_Data records_
────

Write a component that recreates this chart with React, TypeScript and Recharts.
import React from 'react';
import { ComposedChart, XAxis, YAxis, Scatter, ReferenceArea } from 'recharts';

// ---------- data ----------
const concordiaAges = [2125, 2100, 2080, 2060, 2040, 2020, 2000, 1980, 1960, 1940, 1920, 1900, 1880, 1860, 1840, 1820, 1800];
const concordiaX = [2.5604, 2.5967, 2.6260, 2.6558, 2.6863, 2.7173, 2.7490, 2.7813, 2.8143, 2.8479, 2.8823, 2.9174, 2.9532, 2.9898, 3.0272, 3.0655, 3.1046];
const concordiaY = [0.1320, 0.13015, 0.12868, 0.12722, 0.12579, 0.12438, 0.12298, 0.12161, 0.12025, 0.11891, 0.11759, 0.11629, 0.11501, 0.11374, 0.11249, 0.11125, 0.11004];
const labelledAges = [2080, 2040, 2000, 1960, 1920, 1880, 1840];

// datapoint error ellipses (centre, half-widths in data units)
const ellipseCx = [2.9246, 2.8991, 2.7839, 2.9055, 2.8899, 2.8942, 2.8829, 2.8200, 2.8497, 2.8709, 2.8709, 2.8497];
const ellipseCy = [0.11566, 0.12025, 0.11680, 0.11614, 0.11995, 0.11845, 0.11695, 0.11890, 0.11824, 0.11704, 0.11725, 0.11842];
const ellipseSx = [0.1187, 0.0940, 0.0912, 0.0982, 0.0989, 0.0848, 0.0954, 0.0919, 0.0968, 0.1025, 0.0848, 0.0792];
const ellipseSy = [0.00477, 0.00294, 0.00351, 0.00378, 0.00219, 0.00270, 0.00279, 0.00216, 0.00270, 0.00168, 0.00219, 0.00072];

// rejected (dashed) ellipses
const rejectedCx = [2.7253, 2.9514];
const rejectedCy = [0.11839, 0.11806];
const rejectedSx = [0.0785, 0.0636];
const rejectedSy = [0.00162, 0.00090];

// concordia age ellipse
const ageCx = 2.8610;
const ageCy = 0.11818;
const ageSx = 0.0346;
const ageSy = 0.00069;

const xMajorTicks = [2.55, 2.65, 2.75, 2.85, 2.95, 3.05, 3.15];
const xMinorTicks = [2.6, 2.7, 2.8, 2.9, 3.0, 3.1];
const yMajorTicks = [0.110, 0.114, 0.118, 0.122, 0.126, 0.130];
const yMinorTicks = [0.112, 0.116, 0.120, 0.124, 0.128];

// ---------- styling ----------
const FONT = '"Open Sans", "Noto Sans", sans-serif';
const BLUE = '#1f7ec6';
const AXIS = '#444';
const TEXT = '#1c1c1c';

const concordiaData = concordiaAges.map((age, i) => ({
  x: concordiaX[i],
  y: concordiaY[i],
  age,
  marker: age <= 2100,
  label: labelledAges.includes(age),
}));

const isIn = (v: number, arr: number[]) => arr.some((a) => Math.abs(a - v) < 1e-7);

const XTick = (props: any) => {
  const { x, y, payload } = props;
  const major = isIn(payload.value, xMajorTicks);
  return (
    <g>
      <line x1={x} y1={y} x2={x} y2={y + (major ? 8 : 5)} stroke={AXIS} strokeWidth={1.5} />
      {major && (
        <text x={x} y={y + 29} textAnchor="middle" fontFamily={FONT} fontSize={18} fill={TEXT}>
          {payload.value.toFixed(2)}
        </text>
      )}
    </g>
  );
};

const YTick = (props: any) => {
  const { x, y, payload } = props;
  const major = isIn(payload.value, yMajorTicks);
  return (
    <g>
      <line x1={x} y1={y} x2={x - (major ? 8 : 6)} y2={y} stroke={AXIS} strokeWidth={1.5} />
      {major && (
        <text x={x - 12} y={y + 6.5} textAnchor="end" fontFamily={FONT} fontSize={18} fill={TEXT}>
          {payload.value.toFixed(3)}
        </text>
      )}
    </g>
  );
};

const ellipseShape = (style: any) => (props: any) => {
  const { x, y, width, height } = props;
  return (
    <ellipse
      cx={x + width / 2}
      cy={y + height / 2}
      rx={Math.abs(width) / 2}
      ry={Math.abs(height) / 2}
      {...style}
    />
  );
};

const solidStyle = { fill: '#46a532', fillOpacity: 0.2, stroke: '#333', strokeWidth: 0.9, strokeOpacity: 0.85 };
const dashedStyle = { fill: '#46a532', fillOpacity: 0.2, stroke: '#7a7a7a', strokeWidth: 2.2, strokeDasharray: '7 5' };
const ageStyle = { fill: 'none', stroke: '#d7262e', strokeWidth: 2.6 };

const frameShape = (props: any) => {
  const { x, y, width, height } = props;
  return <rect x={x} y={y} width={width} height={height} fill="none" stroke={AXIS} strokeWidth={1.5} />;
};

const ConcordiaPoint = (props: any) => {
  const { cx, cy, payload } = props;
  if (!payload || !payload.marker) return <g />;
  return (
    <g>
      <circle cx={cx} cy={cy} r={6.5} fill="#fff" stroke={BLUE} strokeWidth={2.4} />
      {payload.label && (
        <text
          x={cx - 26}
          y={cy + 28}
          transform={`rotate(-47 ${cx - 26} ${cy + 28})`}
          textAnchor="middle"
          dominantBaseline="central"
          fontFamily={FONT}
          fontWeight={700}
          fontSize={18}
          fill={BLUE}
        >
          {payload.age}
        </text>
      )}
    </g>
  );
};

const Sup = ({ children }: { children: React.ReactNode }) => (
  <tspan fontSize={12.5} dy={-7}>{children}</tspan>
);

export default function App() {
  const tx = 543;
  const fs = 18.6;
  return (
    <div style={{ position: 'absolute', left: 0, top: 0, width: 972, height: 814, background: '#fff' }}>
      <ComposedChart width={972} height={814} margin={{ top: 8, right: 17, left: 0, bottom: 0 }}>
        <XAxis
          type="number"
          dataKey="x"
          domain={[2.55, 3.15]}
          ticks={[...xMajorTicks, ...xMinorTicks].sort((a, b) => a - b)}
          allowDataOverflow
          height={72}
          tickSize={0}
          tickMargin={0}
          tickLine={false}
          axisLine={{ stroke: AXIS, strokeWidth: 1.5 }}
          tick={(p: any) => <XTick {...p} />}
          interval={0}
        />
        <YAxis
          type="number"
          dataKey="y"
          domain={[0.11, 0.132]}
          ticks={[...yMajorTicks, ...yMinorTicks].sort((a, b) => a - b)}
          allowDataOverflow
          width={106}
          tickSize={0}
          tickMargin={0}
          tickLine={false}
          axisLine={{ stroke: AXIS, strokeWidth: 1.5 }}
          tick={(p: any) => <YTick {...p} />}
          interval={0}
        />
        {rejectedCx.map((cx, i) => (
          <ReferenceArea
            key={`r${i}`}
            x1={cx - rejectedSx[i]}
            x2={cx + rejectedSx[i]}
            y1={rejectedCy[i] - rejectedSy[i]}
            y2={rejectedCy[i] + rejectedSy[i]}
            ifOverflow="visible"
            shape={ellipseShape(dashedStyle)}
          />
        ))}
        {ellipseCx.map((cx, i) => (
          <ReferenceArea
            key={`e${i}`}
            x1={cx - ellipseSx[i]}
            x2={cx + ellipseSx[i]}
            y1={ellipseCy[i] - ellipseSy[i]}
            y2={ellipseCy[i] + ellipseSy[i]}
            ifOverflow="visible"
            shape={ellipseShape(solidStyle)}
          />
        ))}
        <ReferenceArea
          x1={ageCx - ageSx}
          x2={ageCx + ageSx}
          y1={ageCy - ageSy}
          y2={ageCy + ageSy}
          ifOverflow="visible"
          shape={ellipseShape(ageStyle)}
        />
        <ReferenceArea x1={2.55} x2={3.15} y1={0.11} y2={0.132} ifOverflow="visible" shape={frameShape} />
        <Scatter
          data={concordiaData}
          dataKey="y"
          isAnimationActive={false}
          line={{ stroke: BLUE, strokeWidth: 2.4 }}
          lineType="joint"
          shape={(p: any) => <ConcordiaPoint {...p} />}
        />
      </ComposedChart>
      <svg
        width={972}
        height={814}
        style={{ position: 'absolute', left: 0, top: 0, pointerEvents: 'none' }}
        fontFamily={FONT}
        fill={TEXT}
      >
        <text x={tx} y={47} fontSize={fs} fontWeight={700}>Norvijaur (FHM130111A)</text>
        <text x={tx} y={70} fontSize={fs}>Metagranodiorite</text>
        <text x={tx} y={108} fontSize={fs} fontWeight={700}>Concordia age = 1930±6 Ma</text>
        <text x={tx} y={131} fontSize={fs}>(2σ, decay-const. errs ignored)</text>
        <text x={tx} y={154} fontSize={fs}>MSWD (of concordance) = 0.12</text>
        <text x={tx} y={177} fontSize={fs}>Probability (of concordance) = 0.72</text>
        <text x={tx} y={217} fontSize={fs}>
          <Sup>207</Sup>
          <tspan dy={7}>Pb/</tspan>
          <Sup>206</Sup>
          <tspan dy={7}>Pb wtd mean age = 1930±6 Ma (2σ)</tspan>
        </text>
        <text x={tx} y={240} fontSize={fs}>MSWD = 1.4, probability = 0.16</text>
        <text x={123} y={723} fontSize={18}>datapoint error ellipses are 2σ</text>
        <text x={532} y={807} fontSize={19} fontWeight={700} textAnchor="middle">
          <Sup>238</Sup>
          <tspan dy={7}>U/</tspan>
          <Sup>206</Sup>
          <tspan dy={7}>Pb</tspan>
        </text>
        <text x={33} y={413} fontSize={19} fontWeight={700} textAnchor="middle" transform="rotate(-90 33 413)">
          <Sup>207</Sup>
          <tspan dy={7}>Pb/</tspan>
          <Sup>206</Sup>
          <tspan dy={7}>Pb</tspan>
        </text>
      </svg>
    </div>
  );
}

────

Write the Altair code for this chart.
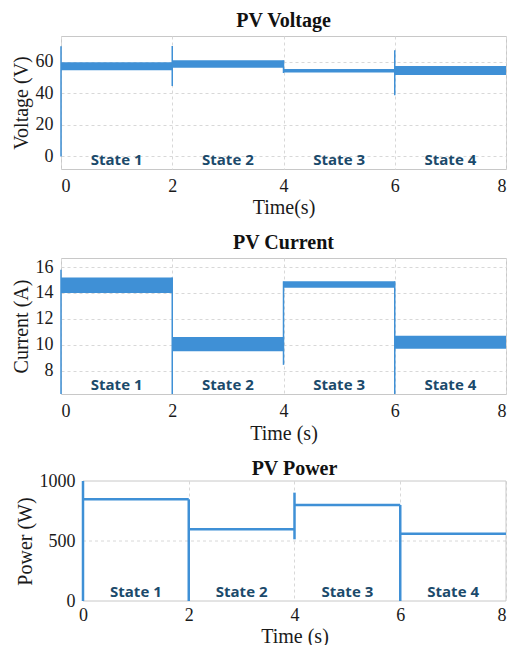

────

_What you need to do_
Repeat exactly, and only, the lines from the one containing "Write a component" through the one containing "const labelledAges = [2080, 2040, 2000, 1960, 1920, 1880, 1840];", both included.

_Solution to this exercise_
Write a component that recreates this chart with React, TypeScript and Recharts.
import React from 'react';
import { ComposedChart, XAxis, YAxis, Scatter, ReferenceArea } from 'recharts';

// ---------- data ----------
const concordiaAges = [2125, 2100, 2080, 2060, 2040, 2020, 2000, 1980, 1960, 1940, 1920, 1900, 1880, 1860, 1840, 1820, 1800];
const concordiaX = [2.5604, 2.5967, 2.6260, 2.6558, 2.6863, 2.7173, 2.7490, 2.7813, 2.8143, 2.8479, 2.8823, 2.9174, 2.9532, 2.9898, 3.0272, 3.0655, 3.1046];
const concordiaY = [0.1320, 0.13015, 0.12868, 0.12722, 0.12579, 0.12438, 0.12298, 0.12161, 0.12025, 0.11891, 0.11759, 0.11629, 0.11501, 0.11374, 0.11249, 0.11125, 0.11004];
const labelledAges = [2080, 2040, 2000, 1960, 1920, 1880, 1840];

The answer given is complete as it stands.